## DESCRIPTION OF THE TASK
Restate exactly the lines of the entries below, beginning with the first and ending with the line that holds "import seaborn as sns". Pictures are not copied.

## DATASET RECORDS
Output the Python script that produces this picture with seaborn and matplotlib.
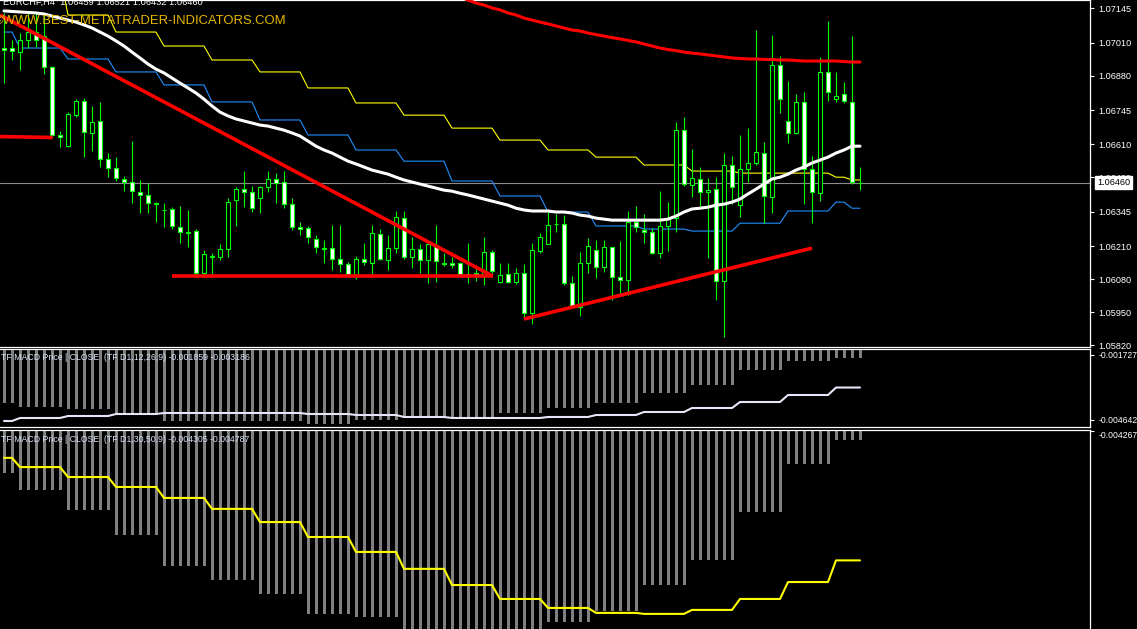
import numpy as np
import matplotlib.pyplot as plt
import seaborn as sns

# EURCHF H4 candles (oldest first)
open_ = [1.06989, 1.06989, 1.06973, 1.07021, 1.07052, 1.07036, 1.06914, 1.06647, 1.06603, 1.06725,
         1.06781, 1.06655, 1.06702, 1.06552, 1.06517, 1.06474, 1.06462, 1.06422, 1.06411, 1.06379,
         1.06352, 1.06356, 1.06285, 1.06265, 1.06269, 1.06104, 1.06167, 1.06167, 1.06198, 1.06391,
         1.06434, 1.06422, 1.06399, 1.06442, 1.06474, 1.06462, 1.06375, 1.06285, 1.06281, 1.06237,
         1.06202, 1.06202, 1.06159, 1.06139, 1.06096, 1.06159, 1.06143, 1.06257, 1.06155, 1.06202,
         1.06320, 1.06167, 1.06198, 1.06155, 1.06214, 1.06143, 1.06143, 1.06143, 1.06100, 1.06104,
         1.06096, 1.06186, 1.06068, 1.06100, 1.06068, 1.06104, 1.05946, 1.06190, 1.06218, 1.06297,
         1.06297, 1.06064, 1.05970, 1.06143, 1.06194, 1.06127, 1.06206, 1.06088, 1.06076, 1.06304,
         1.06273, 1.06265, 1.06182, 1.06289, 1.06320, 1.06666, 1.06450, 1.06474, 1.06422, 1.06434,
         1.06072, 1.06529, 1.06371, 1.06513, 1.06537, 1.06576, 1.06403, 1.06922, 1.06702, 1.06655,
         1.06777, 1.06513, 1.06418, 1.06895, 1.06788, 1.06808, 1.06777, 1.06459]
high_ = [1.07127, 1.07021, 1.07048, 1.07127, 1.07127, 1.07119, 1.06918, 1.06662, 1.06737, 1.06788,
         1.06792, 1.06761, 1.06777, 1.06576, 1.06560, 1.06485, 1.06623, 1.06470, 1.06458, 1.06383,
         1.06379, 1.06363, 1.06367, 1.06352, 1.06277, 1.06194, 1.06182, 1.06218, 1.06399, 1.06442,
         1.06505, 1.06446, 1.06446, 1.06505, 1.06497, 1.06505, 1.06399, 1.06304, 1.06289, 1.06253,
         1.06234, 1.06293, 1.06293, 1.06147, 1.06171, 1.06222, 1.06293, 1.06277, 1.06253, 1.06348,
         1.06348, 1.06245, 1.06218, 1.06222, 1.06293, 1.06182, 1.06167, 1.06147, 1.06222, 1.06127,
         1.06245, 1.06194, 1.06143, 1.06143, 1.06123, 1.06139, 1.06222, 1.06261, 1.06344, 1.06336,
         1.06332, 1.06092, 1.06186, 1.06241, 1.06234, 1.06234, 1.06206, 1.06230, 1.06348, 1.06367,
         1.06336, 1.06281, 1.06426, 1.06383, 1.06698, 1.06718, 1.06592, 1.06521, 1.06478, 1.06481,
         1.06576, 1.06564, 1.06647, 1.06674, 1.07060, 1.06619, 1.07040, 1.06958, 1.06859, 1.06808,
         1.06816, 1.06564, 1.06954, 1.07095, 1.06895, 1.06855, 1.07036, 1.06521]
low_ = [1.06851, 1.06942, 1.06903, 1.06989, 1.06993, 1.06887, 1.06639, 1.06600, 1.06600, 1.06718,
        1.06560, 1.06584, 1.06521, 1.06481, 1.06466, 1.06426, 1.06379, 1.06340, 1.06340, 1.06304,
        1.06285, 1.06277, 1.06222, 1.06206, 1.06096, 1.06096, 1.06096, 1.06155, 1.06167, 1.06289,
        1.06363, 1.06344, 1.06340, 1.06422, 1.06379, 1.06359, 1.06273, 1.06253, 1.06222, 1.06182,
        1.06143, 1.06115, 1.06108, 1.06096, 1.06080, 1.06135, 1.06096, 1.06155, 1.06115, 1.06182,
        1.06159, 1.06123, 1.06104, 1.06064, 1.06068, 1.06131, 1.06123, 1.06096, 1.06064, 1.06072,
        1.06056, 1.06104, 1.06064, 1.06064, 1.06060, 1.05931, 1.05903, 1.06182, 1.06218, 1.06265,
        1.06056, 1.05966, 1.05935, 1.06104, 1.06084, 1.06108, 1.05997, 1.06025, 1.06017, 1.06265,
        1.06222, 1.06178, 1.06163, 1.06190, 1.06265, 1.06446, 1.06403, 1.06363, 1.06163, 1.05997,
        1.05852, 1.06375, 1.06324, 1.06462, 1.06529, 1.06300, 1.06340, 1.06733, 1.06615, 1.06651,
        1.06375, 1.06300, 1.06387, 1.06781, 1.06777, 1.06773, 1.06454, 1.06432]
close_ = [1.06981, 1.06977, 1.07021, 1.07052, 1.07021, 1.06914, 1.06647, 1.06639, 1.06729, 1.06781,
          1.06659, 1.06698, 1.06552, 1.06517, 1.06478, 1.06462, 1.06426, 1.06411, 1.06379, 1.06375,
          1.06350, 1.06289, 1.06265, 1.06263, 1.06104, 1.06178, 1.06171, 1.06198, 1.06383, 1.06434,
          1.06422, 1.06359, 1.06442, 1.06474, 1.06458, 1.06375, 1.06285, 1.06277, 1.06245, 1.06206,
          1.06200, 1.06159, 1.06139, 1.06100, 1.06159, 1.06147, 1.06261, 1.06159, 1.06202, 1.06324,
          1.06167, 1.06198, 1.06155, 1.06218, 1.06151, 1.06141, 1.06135, 1.06100, 1.06098, 1.06096,
          1.06186, 1.06112, 1.06096, 1.06068, 1.06104, 1.05946, 1.06194, 1.06245, 1.06293, 1.06295,
          1.06064, 1.05970, 1.06143, 1.06210, 1.06127, 1.06206, 1.06088, 1.06076, 1.06304, 1.06285,
          1.06265, 1.06182, 1.06289, 1.06316, 1.06666, 1.06454, 1.06478, 1.06422, 1.06430, 1.06072,
          1.06529, 1.06442, 1.06513, 1.06537, 1.06580, 1.06407, 1.06922, 1.06788, 1.06655, 1.06777,
          1.06513, 1.06422, 1.06895, 1.06816, 1.06800, 1.06781, 1.06462, 1.06460]

# moving averages on the H4 bars
ma_fast = [1.07135, 1.07133, 1.07131, 1.07129, 1.07127, 1.07123, 1.07115, 1.07107, 1.07099, 1.07091,
           1.07080, 1.07068, 1.07052, 1.07036, 1.07017, 1.06997, 1.06973, 1.06950, 1.06926, 1.06906,
           1.06891, 1.06871, 1.06851, 1.06832, 1.06812, 1.06788, 1.06761, 1.06737, 1.06722, 1.06710,
           1.06702, 1.06694, 1.06686, 1.06682, 1.06674, 1.06666, 1.06655, 1.06643, 1.06623, 1.06603,
           1.06588, 1.06576, 1.06560, 1.06544, 1.06533, 1.06521, 1.06509, 1.06501, 1.06493, 1.06481,
           1.06470, 1.06462, 1.06454, 1.06446, 1.06438, 1.06430, 1.06426, 1.06418, 1.06411, 1.06403,
           1.06395, 1.06387, 1.06379, 1.06371, 1.06359, 1.06352, 1.06348, 1.06348, 1.06348, 1.06344,
           1.06344, 1.06340, 1.06332, 1.06328, 1.06320, 1.06316, 1.06312, 1.06312, 1.06312, 1.06312,
           1.06312, 1.06312, 1.06312, 1.06316, 1.06328, 1.06344, 1.06356, 1.06359, 1.06363, 1.06371,
           1.06375, 1.06383, 1.06395, 1.06415, 1.06434, 1.06454, 1.06474, 1.06481, 1.06493, 1.06509,
           1.06521, 1.06537, 1.06548, 1.06560, 1.06576, 1.06588, 1.06603, 1.06603]
ma_slow_from = 57
ma_slow = [1.07190, 1.07178, 1.07166, 1.07158, 1.07147, 1.07139, 1.07127, 1.07119, 1.07107, 1.07099,
           1.07091, 1.07084, 1.07076, 1.07068, 1.07060, 1.07056, 1.07048, 1.07042, 1.07036, 1.07030,
           1.07025, 1.07019, 1.07013, 1.07005, 1.06997, 1.06989, 1.06983, 1.06979, 1.06973, 1.06969,
           1.06966, 1.06962, 1.06958, 1.06954, 1.06950, 1.06948, 1.06946, 1.06946, 1.06944, 1.06944,
           1.06942, 1.06942, 1.06940, 1.06938, 1.06938, 1.06938, 1.06938, 1.06938, 1.06936, 1.06934,
           1.06934]

# daily (D1) indicator values, one per day block of H4 bars
day_sizes = [2] + [6] * 17 + [2, 2]
yellow_day = [1.07335, 1.07276, 1.07119, 1.07052, 1.06997, 1.06942, 1.06895, 1.06832, 1.06773, 1.06725,
              1.06674, 1.06627, 1.06588, 1.06560, 1.06529, 1.06505, 1.06497, 1.06497, 1.06481, 1.06470]
blue_day = [1.07052, 1.06989, 1.06946, 1.06895, 1.06844, 1.06777, 1.06706, 1.06647, 1.06588, 1.06544,
            1.06466, 1.06407, 1.06344, 1.06289, 1.06277, 1.06269, 1.06300, 1.06348, 1.06383, 1.06359]
macd1_hist = [-0.003880, -0.004059, -0.004149, -0.004328, -0.004687, -0.004687, -0.004687, -0.004821,
              -0.004642, -0.004552, -0.004507, -0.004328, -0.004104, -0.003880, -0.003431, -0.003072,
              -0.002400, -0.001990, -0.001859, -0.001859]
macd1_sig = [-0.004687, -0.004552, -0.004463, -0.004373, -0.004328, -0.004328, -0.004328, -0.004373,
             -0.004418, -0.004507, -0.004552, -0.004552, -0.004507, -0.004418, -0.004283, -0.004104,
             -0.003835, -0.003521, -0.003186, -0.003186]
macd2_hist = [-0.004436, -0.004504, -0.004584, -0.004685, -0.004809, -0.004866, -0.004922, -0.005002,
              -0.005014, -0.005086, -0.005107, -0.005086, -0.005034, -0.004990, -0.004886, -0.004785,
              -0.004592, -0.004400, -0.004305, -0.004305]
macd2_sig = [-0.004375, -0.004412, -0.004452, -0.004492, -0.004536, -0.004580, -0.004633, -0.004693,
             -0.004753, -0.004821, -0.004886, -0.004942, -0.004978, -0.004998, -0.005002, -0.004986,
             -0.004942, -0.004874, -0.004787, -0.004787]

# hand drawn trend lines: (bar0, price0, bar1, price1)
trend_lines = [(-0.5, 1.06641, 6.1, 1.06637),
               (-0.5, 1.07119, 61.1, 1.06092),
               (21.0, 1.06092, 61.1, 1.06092),
               (65.0, 1.05923, 101.0, 1.06202)]

price_ticks = [1.07145, 1.07010, 1.06880, 1.06745, 1.06610, 1.06480,
               1.06345, 1.06210, 1.06080, 1.05950, 1.05820]
macd1_ticks = [-0.001727, -0.004642]
macd2_ticks = [-0.004267]
last_price = 1.06460
header = "EURCHF,H4  1.06459 1.06521 1.06432 1.06460"
macd1_label = "TF MACD Price | CLOSE  (TF D1,12,26,9) -0.001859 -0.003186"
macd2_label = "TF MACD Price | CLOSE  (TF D1,30,50,9) -0.004305 -0.004787"
watermark = "\u00a9WWW.BEST-METATRADER-INDICATORS.COM"

# ------------------------------------------------------------------
sns.set_style("dark", {"axes.facecolor": "black", "figure.facecolor": "black"})
plt.rcParams['font.family'] = ['Liberation Sans', 'DejaVu Sans']

W, H = 1137, 629
LIME = '#00FF00'
fig = plt.figure(figsize=(W / 100, H / 100), dpi=100)
fig.patch.set_facecolor('black')

ax = fig.add_axes([0, (H - 346.5) / H, 1090 / W, 346.5 / H])
p1 = fig.add_axes([0, (H - 427) / H, 1090 / W, 78.5 / H])
p2 = fig.add_axes([0, -0.01, 1090 / W, (H - 429.5) / H + 0.01])

bars = np.arange(len(close_))
day_idx = np.repeat(np.arange(len(day_sizes)), day_sizes)

o, h, l, c = map(np.array, (open_, high_, low_, close_))
bear = c < o

# candles
ax.vlines(bars, l, h, color=LIME, lw=0.8, zorder=3)
ax.bar(bars, np.maximum(np.abs(c - o), 0.000005), bottom=np.minimum(o, c), width=0.55,
       color=np.where(bear, 'white', 'black'), edgecolor=LIME, linewidth=0.8, zorder=4)

# indicator lines
sns.lineplot(x=bars, y=np.array(yellow_day)[day_idx], ax=ax, color='#FFFF00', lw=0.8,
             estimator=None, sort=False, legend=False, zorder=2)
sns.lineplot(x=bars, y=np.array(blue_day)[day_idx], ax=ax, color='#1E90FF', lw=0.8,
             estimator=None, sort=False, legend=False, zorder=2)
sns.lineplot(x=bars, y=ma_fast, ax=ax, color='white', lw=2.2,
             estimator=None, sort=False, legend=False, zorder=5)
sns.lineplot(x=bars[ma_slow_from:], y=ma_slow, ax=ax, color='#FF0000', lw=2.2,
             estimator=None, sort=False, legend=False, zorder=5)
for x0, y0, x1, y1 in trend_lines:
    ax.plot([x0, x1], [y0, y1], color='#FF0000', lw=2.6, solid_capstyle='butt', zorder=6)
ax.axhline(last_price, color='#8C8C8C', lw=0.8, zorder=1)

# MACD panels
sub_panels = [(p1, macd1_hist, macd1_sig, '#E6E6FA', macd1_ticks),
              (p2, macd2_hist, macd2_sig, '#FFFF00', macd2_ticks)]
for pax, hist, sig, col, ticks in sub_panels:
    pax.bar(bars, np.array(hist)[day_idx], width=0.375, color='#808080',
            edgecolor='none', linewidth=0, zorder=2)
    sns.lineplot(x=bars, y=np.array(sig)[day_idx], ax=pax, color=col, lw=1.5,
                 estimator=None, sort=False, legend=False, zorder=3)
    pax.set_yticks(ticks)
    pax.set_yticklabels([f"{t:.6f}" for t in ticks])

ax.set_ylim(1.05815, 1.07178)
p1.set_ylim(-0.004956, -0.001436)
p2.set_ylim(-0.005088, -0.004261)
ax.set_yticks(price_ticks)
ax.set_yticklabels([f"{t:.5f}" for t in price_ticks])

for a in (ax, p1, p2):
    a.set_xlim(-0.5, 135.75)
    a.set_facecolor('black')
    a.set_xticks([])
    a.set_xlabel('')
    a.set_ylabel('')
    a.grid(False)
    a.yaxis.tick_right()
    a.tick_params(axis='y', colors='white', labelcolor='white', labelsize=6.6,
                  length=3, width=0.8, pad=3, direction='out')
    for side, sp in a.spines.items():
        sp.set_visible(side != 'left')
        sp.set_color('white')
        sp.set_linewidth(0.9)
for pax in (p1, p2):
    pax.tick_params(axis='y', labelsize=6.2, pad=3)
p2.spines['bottom'].set_visible(False)
for lab in p2.get_yticklabels():
    lab.set_verticalalignment('top')

# current price box
ax.annotate(f"{last_price:.5f}", xy=(1.0, last_price), xycoords=('axes fraction', 'data'),
            xytext=(5, 0), textcoords='offset points', va='center', ha='left',
            fontsize=6.6, color='black',
            bbox=dict(boxstyle='square,pad=0.25', fc='white', ec='white'), zorder=10)

# texts
fig.text(3 / W, 1 - 2 / H, header, color='white', fontsize=6.7, va='center', ha='left')
fig.text(-6 / W, 1 - 21 / H, watermark, color='#E6B800', fontsize=9.4, va='center', ha='left')
fig.text(1 / W, 1 - 357 / H, macd1_label, color='#D8E2F5', fontsize=6.3, va='center', ha='left')
fig.text(1 / W, 1 - 439 / H, macd2_label, color='#D8E2F5', fontsize=6.3, va='center', ha='left')

fig.savefig('out.png', dpi=100, facecolor='black')
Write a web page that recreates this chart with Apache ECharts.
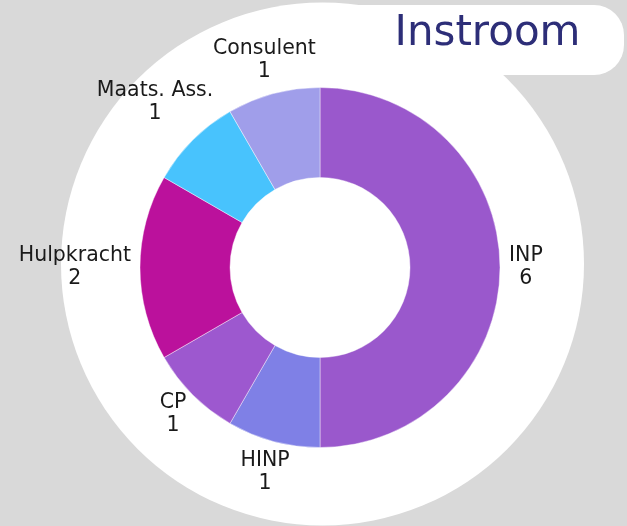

## ANSWER FOR THE TASK
Output the Python script that produces this picture with seaborn and matplotlib.
import numpy as np
import matplotlib.pyplot as plt
import seaborn as sns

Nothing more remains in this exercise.